* **Information provided**
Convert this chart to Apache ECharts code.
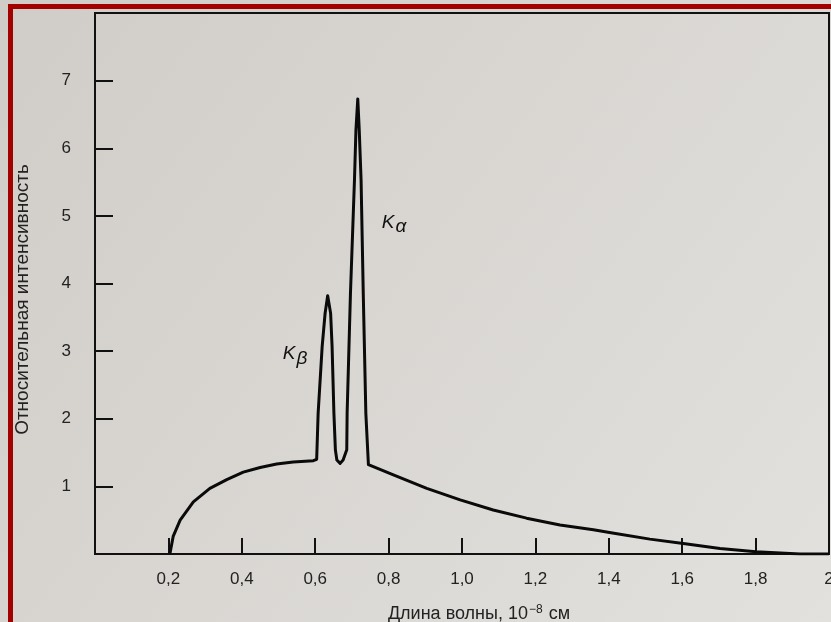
<!DOCTYPE html>
<html>
<head>
<meta charset="utf-8">
<script src="https://cdn.jsdelivr.net/npm/echarts@6/dist/echarts.min.js"></script>
<style>
  html, body { margin: 0; padding: 0; }
  #chart { width: 831px; height: 622px; }
</style>
</head>
<body>
<div id="chart"></div>
<script>
// длина волны, 10^-8 см  -> относительная интенсивность
let wave = [0.204, 0.213, 0.232, 0.268, 0.313, 0.359, 0.404, 0.450, 0.495, 0.540, 0.595, 0.600,
            0.604, 0.608, 0.619, 0.627, 0.634, 0.642, 0.646, 0.651, 0.655,
            0.659, 0.668, 0.676,
            0.686, 0.687, 0.696, 0.707, 0.711, 0.716, 0.720, 0.725, 0.731, 0.738, 0.745,
            0.813, 0.904, 0.995, 1.085, 1.176, 1.267, 1.358, 1.41, 1.512, 1.608, 1.703, 1.801, 1.921, 2.0];
let inten = [0, 0.26, 0.50, 0.77, 0.97, 1.10, 1.21, 1.28, 1.33, 1.36, 1.38, 1.39,
             1.40, 2.08, 3.07, 3.56, 3.82, 3.56, 3.07, 2.08, 1.54,
             1.39, 1.34, 1.39,
             1.54, 2.08, 3.84, 5.53, 6.27, 6.73, 6.27, 5.53, 3.84, 2.08, 1.32,
             1.17, 0.97, 0.80, 0.65, 0.53, 0.43, 0.36, 0.31, 0.22, 0.15, 0.08, 0.035, 0.0, 0.0];
let xTicks = [0.2, 0.4, 0.6, 0.8, 1.0, 1.2, 1.4, 1.6, 1.8, 2];
let yTicks = [1, 2, 3, 4, 5, 6, 7];
// подписи линий
let lineNames = ['α', 'β'];
let linePos = [[0.815, 4.9], [0.545, 2.96]];

let points = wave.map(function (w, i) { return [w, inten[i]]; });

let font = '"Liberation Sans", Arial, sans-serif';

let option = {
    backgroundColor: {
        type: 'linear', x: 0, y: 0, x2: 1, y2: 1,
        colorStops: [{ offset: 0, color: '#d0cdc9' }, { offset: 1, color: '#e3e1dd' }]
    },
    animation: false,
    textStyle: { fontFamily: font },
    graphic: [{
        type: 'rect',
        shape: { x: 10.5, y: 6.5, width: 1000, height: 800 },
        style: { fill: 'none', stroke: '#a30000', lineWidth: 5 },
        silent: true
    }],
    grid: {
        left: 95, right: 2, top: 13, bottom: 68,
        outerBoundsMode: 'none', containLabel: false,
        show: true, borderColor: '#111', borderWidth: 2
    },
    xAxis: {
        type: 'value', min: 0, max: 2, interval: 0.2,
        name: '{t|Длина волны, 10}{s|−8}{t| см}',
        nameLocation: 'middle', nameGap: 50,
        nameTextStyle: {
            padding: [0, 0, 0, 34],
            rich: {
                t: { fontSize: 18, color: '#222', fontFamily: font },
                s: { fontSize: 12, color: '#222', fontFamily: font, padding: [0, 1, 9, 1] }
            }
        },
        axisLine: { show: true, lineStyle: { color: '#111', width: 2 } },
        axisTick: { show: true, inside: true, length: 16, lineStyle: { color: '#111', width: 2 } },
        splitLine: { show: false },
        axisLabel: {
            color: '#222', fontSize: 17, margin: 17,
            formatter: function (v) {
                let hit = xTicks.find(function (t) { return Math.abs(t - v) < 1e-6; });
                if (hit === undefined) return '';
                return hit === 2 ? '2' : hit.toFixed(1).replace('.', ',');
            }
        }
    },
    yAxis: {
        type: 'value', min: 0, max: 8, interval: 1,
        name: 'Относительная интенсивность',
        nameLocation: 'middle', nameGap: 63, nameRotate: 90,
        nameTextStyle: { color: '#222', fontSize: 19, padding: [0, 32, 0, 0] },
        axisLine: { show: true, lineStyle: { color: '#111', width: 2 } },
        axisTick: { show: true, inside: true, length: 18, lineStyle: { color: '#111', width: 2 } },
        splitLine: { show: false },
        axisLabel: {
            color: '#222', fontSize: 17, margin: 24,
            formatter: function (v) { return yTicks.indexOf(v) >= 0 ? String(v) : ''; }
        }
    },
    series: [{
        type: 'line',
        data: points,
        showSymbol: false,
        smooth: false,
        lineStyle: { color: '#0a0a0a', width: 3, join: 'round' },
        markPoint: {
            symbol: 'circle', symbolSize: 0,
            data: lineNames.map(function (n, i) {
                return { coord: linePos[i], value: n };
            }),
            label: {
                show: true, position: 'inside',
                formatter: function (p) { return '{k|K}{s|' + p.value + '}'; },
                rich: {
                    k: { fontSize: 19, fontStyle: 'italic', color: '#111', fontFamily: font },
                    s: { fontSize: 19, fontStyle: 'italic', color: '#111', fontFamily: font, padding: [9, 0, 0, 1] }
                }
            }
        }
    }]
};

let myChart = echarts.init(document.getElementById('chart'));
myChart.setOption(option);
</script>
</body>
</html>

* **Objective**
Quote the material in full and exactly; do not carry over its pictures.

* **Exercise output**
Convert this chart to Apache ECharts code.
<!DOCTYPE html>
<html>
<head>
<meta charset="utf-8">
<script src="https://cdn.jsdelivr.net/npm/echarts@6/dist/echarts.min.js"></script>
<style>
  html, body { margin: 0; padding: 0; }
  #chart { width: 831px; height: 622px; }
</style>
</head>
<body>
<div id="chart"></div>
<script>
// длина волны, 10^-8 см  -> относительная интенсивность
let wave = [0.204, 0.213, 0.232, 0.268, 0.313, 0.359, 0.404, 0.450, 0.495, 0.540, 0.595, 0.600,
            0.604, 0.608, 0.619, 0.627, 0.634, 0.642, 0.646, 0.651, 0.655,
            0.659, 0.668, 0.676,
            0.686, 0.687, 0.696, 0.707, 0.711, 0.716, 0.720, 0.725, 0.731, 0.738, 0.745,
            0.813, 0.904, 0.995, 1.085, 1.176, 1.267, 1.358, 1.41, 1.512, 1.608, 1.703, 1.801, 1.921, 2.0];
let inten = [0, 0.26, 0.50, 0.77, 0.97, 1.10, 1.21, 1.28, 1.33, 1.36, 1.38, 1.39,
             1.40, 2.08, 3.07, 3.56, 3.82, 3.56, 3.07, 2.08, 1.54,
             1.39, 1.34, 1.39,
             1.54, 2.08, 3.84, 5.53, 6.27, 6.73, 6.27, 5.53, 3.84, 2.08, 1.32,
             1.17, 0.97, 0.80, 0.65, 0.53, 0.43, 0.36, 0.31, 0.22, 0.15, 0.08, 0.035, 0.0, 0.0];
let xTicks = [0.2, 0.4, 0.6, 0.8, 1.0, 1.2, 1.4, 1.6, 1.8, 2];
let yTicks = [1, 2, 3, 4, 5, 6, 7];
// подписи линий
let lineNames = ['α', 'β'];
let linePos = [[0.815, 4.9], [0.545, 2.96]];

let points = wave.map(function (w, i) { return [w, inten[i]]; });

let font = '"Liberation Sans", Arial, sans-serif';

let option = {
    backgroundColor: {
        type: 'linear', x: 0, y: 0, x2: 1, y2: 1,
        colorStops: [{ offset: 0, color: '#d0cdc9' }, { offset: 1, color: '#e3e1dd' }]
    },
    animation: false,
    textStyle: { fontFamily: font },
    graphic: [{
        type: 'rect',
        shape: { x: 10.5, y: 6.5, width: 1000, height: 800 },
        style: { fill: 'none', stroke: '#a30000', lineWidth: 5 },
        silent: true
    }],
    grid: {
        left: 95, right: 2, top: 13, bottom: 68,
        outerBoundsMode: 'none', containLabel: false,
        show: true, borderColor: '#111', borderWidth: 2
    },
    xAxis: {
        type: 'value', min: 0, max: 2, interval: 0.2,
        name: '{t|Длина волны, 10}{s|−8}{t| см}',
        nameLocation: 'middle', nameGap: 50,
        nameTextStyle: {
            padding: [0, 0, 0, 34],
            rich: {
                t: { fontSize: 18, color: '#222', fontFamily: font },
                s: { fontSize: 12, color: '#222', fontFamily: font, padding: [0, 1, 9, 1] }
            }
        },
        axisLine: { show: true, lineStyle: { color: '#111', width: 2 } },
        axisTick: { show: true, inside: true, length: 16, lineStyle: { color: '#111', width: 2 } },
        splitLine: { show: false },
        axisLabel: {
            color: '#222', fontSize: 17, margin: 17,
            formatter: function (v) {
                let hit = xTicks.find(function (t) { return Math.abs(t - v) < 1e-6; });
                if (hit === undefined) return '';
                return hit === 2 ? '2' : hit.toFixed(1).replace('.', ',');
            }
        }
    },
    yAxis: {
        type: 'value', min: 0, max: 8, interval: 1,
        name: 'Относительная интенсивность',
        nameLocation: 'middle', nameGap: 63, nameRotate: 90,
        nameTextStyle: { color: '#222', fontSize: 19, padding: [0, 32, 0, 0] },
        axisLine: { show: true, lineStyle: { color: '#111', width: 2 } },
        axisTick: { show: true, inside: true, length: 18, lineStyle: { color: '#111', width: 2 } },
        splitLine: { show: false },
        axisLabel: {
            color: '#222', fontSize: 17, margin: 24,
            formatter: function (v) { return yTicks.indexOf(v) >= 0 ? String(v) : ''; }
        }
    },
    series: [{
        type: 'line',
        data: points,
        showSymbol: false,
        smooth: false,
        lineStyle: { color: '#0a0a0a', width: 3, join: 'round' },
        markPoint: {
            symbol: 'circle', symbolSize: 0,
            data: lineNames.map(function (n, i) {
                return { coord: linePos[i], value: n };
            }),
            label: {
                show: true, position: 'inside',
                formatter: function (p) { return '{k|K}{s|' + p.value + '}'; },
                rich: {
                    k: { fontSize: 19, fontStyle: 'italic', color: '#111', fontFamily: font },
                    s: { fontSize: 19, fontStyle: 'italic', color: '#111', fontFamily: font, padding: [9, 0, 0, 1] }
                }
            }
        }
    }]
};

let myChart = echarts.init(document.getElementById('chart'));
myChart.setOption(option);
</script>
</body>
</html>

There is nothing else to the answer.